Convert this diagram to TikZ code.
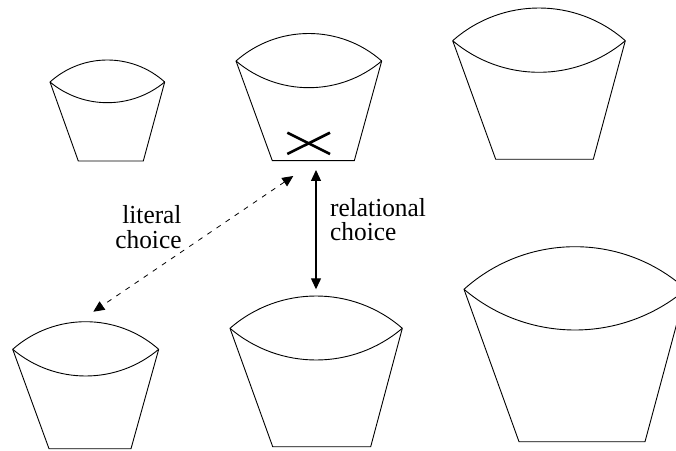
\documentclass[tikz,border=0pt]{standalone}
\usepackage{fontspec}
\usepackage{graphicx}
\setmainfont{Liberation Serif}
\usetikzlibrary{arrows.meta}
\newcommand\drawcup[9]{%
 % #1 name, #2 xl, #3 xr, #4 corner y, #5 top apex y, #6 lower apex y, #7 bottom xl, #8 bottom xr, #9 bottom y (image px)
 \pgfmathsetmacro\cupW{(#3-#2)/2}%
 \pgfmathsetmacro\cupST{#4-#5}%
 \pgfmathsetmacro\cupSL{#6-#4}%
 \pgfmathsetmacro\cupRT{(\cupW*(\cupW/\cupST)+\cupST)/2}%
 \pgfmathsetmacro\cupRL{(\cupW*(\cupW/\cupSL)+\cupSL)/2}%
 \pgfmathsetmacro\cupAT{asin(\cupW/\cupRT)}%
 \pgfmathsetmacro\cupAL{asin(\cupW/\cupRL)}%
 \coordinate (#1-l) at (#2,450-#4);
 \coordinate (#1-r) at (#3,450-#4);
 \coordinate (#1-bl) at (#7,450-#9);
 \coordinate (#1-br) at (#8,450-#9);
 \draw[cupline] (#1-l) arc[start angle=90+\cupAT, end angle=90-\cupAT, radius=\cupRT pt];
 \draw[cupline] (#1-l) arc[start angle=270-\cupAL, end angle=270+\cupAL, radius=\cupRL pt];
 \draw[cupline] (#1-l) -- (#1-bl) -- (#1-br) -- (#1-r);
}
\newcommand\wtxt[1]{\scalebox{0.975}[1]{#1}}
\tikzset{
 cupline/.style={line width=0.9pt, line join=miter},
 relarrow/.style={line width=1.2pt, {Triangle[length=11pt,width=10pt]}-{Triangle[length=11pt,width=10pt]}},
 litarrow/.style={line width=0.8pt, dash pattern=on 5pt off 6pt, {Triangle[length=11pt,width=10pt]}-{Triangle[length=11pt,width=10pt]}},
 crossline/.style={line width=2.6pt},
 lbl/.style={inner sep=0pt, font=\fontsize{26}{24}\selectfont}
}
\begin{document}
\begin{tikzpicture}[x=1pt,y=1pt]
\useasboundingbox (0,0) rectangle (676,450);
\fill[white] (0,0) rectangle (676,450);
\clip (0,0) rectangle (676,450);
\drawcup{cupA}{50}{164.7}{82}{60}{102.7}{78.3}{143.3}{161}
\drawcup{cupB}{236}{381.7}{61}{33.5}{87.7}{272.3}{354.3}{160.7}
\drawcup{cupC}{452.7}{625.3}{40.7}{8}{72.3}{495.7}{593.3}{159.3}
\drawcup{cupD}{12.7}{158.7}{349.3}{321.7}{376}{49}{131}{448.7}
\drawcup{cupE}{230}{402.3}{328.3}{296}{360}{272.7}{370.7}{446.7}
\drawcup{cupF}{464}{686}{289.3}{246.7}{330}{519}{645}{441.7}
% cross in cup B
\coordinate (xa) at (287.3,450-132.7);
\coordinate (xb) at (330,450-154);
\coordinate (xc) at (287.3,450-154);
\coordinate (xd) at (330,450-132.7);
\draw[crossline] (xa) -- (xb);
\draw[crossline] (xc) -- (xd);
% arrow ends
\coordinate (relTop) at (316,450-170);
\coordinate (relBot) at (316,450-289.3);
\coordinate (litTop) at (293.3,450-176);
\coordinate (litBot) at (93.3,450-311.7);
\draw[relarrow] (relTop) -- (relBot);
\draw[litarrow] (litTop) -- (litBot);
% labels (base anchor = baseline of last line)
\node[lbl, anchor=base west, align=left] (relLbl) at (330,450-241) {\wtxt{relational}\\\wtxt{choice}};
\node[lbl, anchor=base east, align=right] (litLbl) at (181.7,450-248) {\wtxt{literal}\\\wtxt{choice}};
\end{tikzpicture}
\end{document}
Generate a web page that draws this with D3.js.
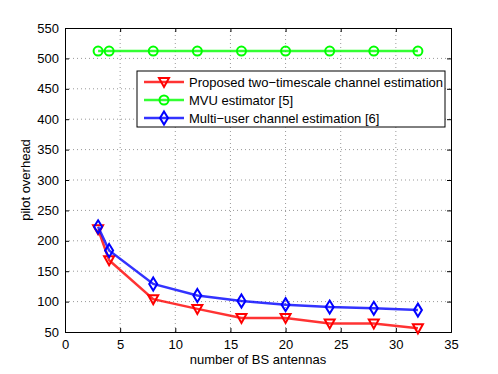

----

**What is needed:**
Repeat the material above word for word and skip every image in it.

**Expected answer:**
Convert this diagram to TikZ code.
\documentclass[tikz,border=0pt]{standalone}
\usepackage{fontspec}
\usepackage{graphicx}
\setmainfont{Liberation Serif}
\usetikzlibrary{arrows.meta}
\newcommand\drawcup[9]{%
 % #1 name, #2 xl, #3 xr, #4 corner y, #5 top apex y, #6 lower apex y, #7 bottom xl, #8 bottom xr, #9 bottom y (image px)
 \pgfmathsetmacro\cupW{(#3-#2)/2}%
 \pgfmathsetmacro\cupST{#4-#5}%
 \pgfmathsetmacro\cupSL{#6-#4}%
 \pgfmathsetmacro\cupRT{(\cupW*(\cupW/\cupST)+\cupST)/2}%
 \pgfmathsetmacro\cupRL{(\cupW*(\cupW/\cupSL)+\cupSL)/2}%
 \pgfmathsetmacro\cupAT{asin(\cupW/\cupRT)}%
 \pgfmathsetmacro\cupAL{asin(\cupW/\cupRL)}%
 \coordinate (#1-l) at (#2,450-#4);
 \coordinate (#1-r) at (#3,450-#4);
 \coordinate (#1-bl) at (#7,450-#9);
 \coordinate (#1-br) at (#8,450-#9);
 \draw[cupline] (#1-l) arc[start angle=90+\cupAT, end angle=90-\cupAT, radius=\cupRT pt];
 \draw[cupline] (#1-l) arc[start angle=270-\cupAL, end angle=270+\cupAL, radius=\cupRL pt];
 \draw[cupline] (#1-l) -- (#1-bl) -- (#1-br) -- (#1-r);
}
\newcommand\wtxt[1]{\scalebox{0.975}[1]{#1}}
\tikzset{
 cupline/.style={line width=0.9pt, line join=miter},
 relarrow/.style={line width=1.2pt, {Triangle[length=11pt,width=10pt]}-{Triangle[length=11pt,width=10pt]}},
 litarrow/.style={line width=0.8pt, dash pattern=on 5pt off 6pt, {Triangle[length=11pt,width=10pt]}-{Triangle[length=11pt,width=10pt]}},
 crossline/.style={line width=2.6pt},
 lbl/.style={inner sep=0pt, font=\fontsize{26}{24}\selectfont}
}
\begin{document}
\begin{tikzpicture}[x=1pt,y=1pt]
\useasboundingbox (0,0) rectangle (676,450);
\fill[white] (0,0) rectangle (676,450);
\clip (0,0) rectangle (676,450);
\drawcup{cupA}{50}{164.7}{82}{60}{102.7}{78.3}{143.3}{161}
\drawcup{cupB}{236}{381.7}{61}{33.5}{87.7}{272.3}{354.3}{160.7}
\drawcup{cupC}{452.7}{625.3}{40.7}{8}{72.3}{495.7}{593.3}{159.3}
\drawcup{cupD}{12.7}{158.7}{349.3}{321.7}{376}{49}{131}{448.7}
\drawcup{cupE}{230}{402.3}{328.3}{296}{360}{272.7}{370.7}{446.7}
\drawcup{cupF}{464}{686}{289.3}{246.7}{330}{519}{645}{441.7}
% cross in cup B
\coordinate (xa) at (287.3,450-132.7);
\coordinate (xb) at (330,450-154);
\coordinate (xc) at (287.3,450-154);
\coordinate (xd) at (330,450-132.7);
\draw[crossline] (xa) -- (xb);
\draw[crossline] (xc) -- (xd);
% arrow ends
\coordinate (relTop) at (316,450-170);
\coordinate (relBot) at (316,450-289.3);
\coordinate (litTop) at (293.3,450-176);
\coordinate (litBot) at (93.3,450-311.7);
\draw[relarrow] (relTop) -- (relBot);
\draw[litarrow] (litTop) -- (litBot);
% labels (base anchor = baseline of last line)
\node[lbl, anchor=base west, align=left] (relLbl) at (330,450-241) {\wtxt{relational}\\\wtxt{choice}};
\node[lbl, anchor=base east, align=right] (litLbl) at (181.7,450-248) {\wtxt{literal}\\\wtxt{choice}};
\end{tikzpicture}
\end{document}
Generate a web page that draws this with D3.js.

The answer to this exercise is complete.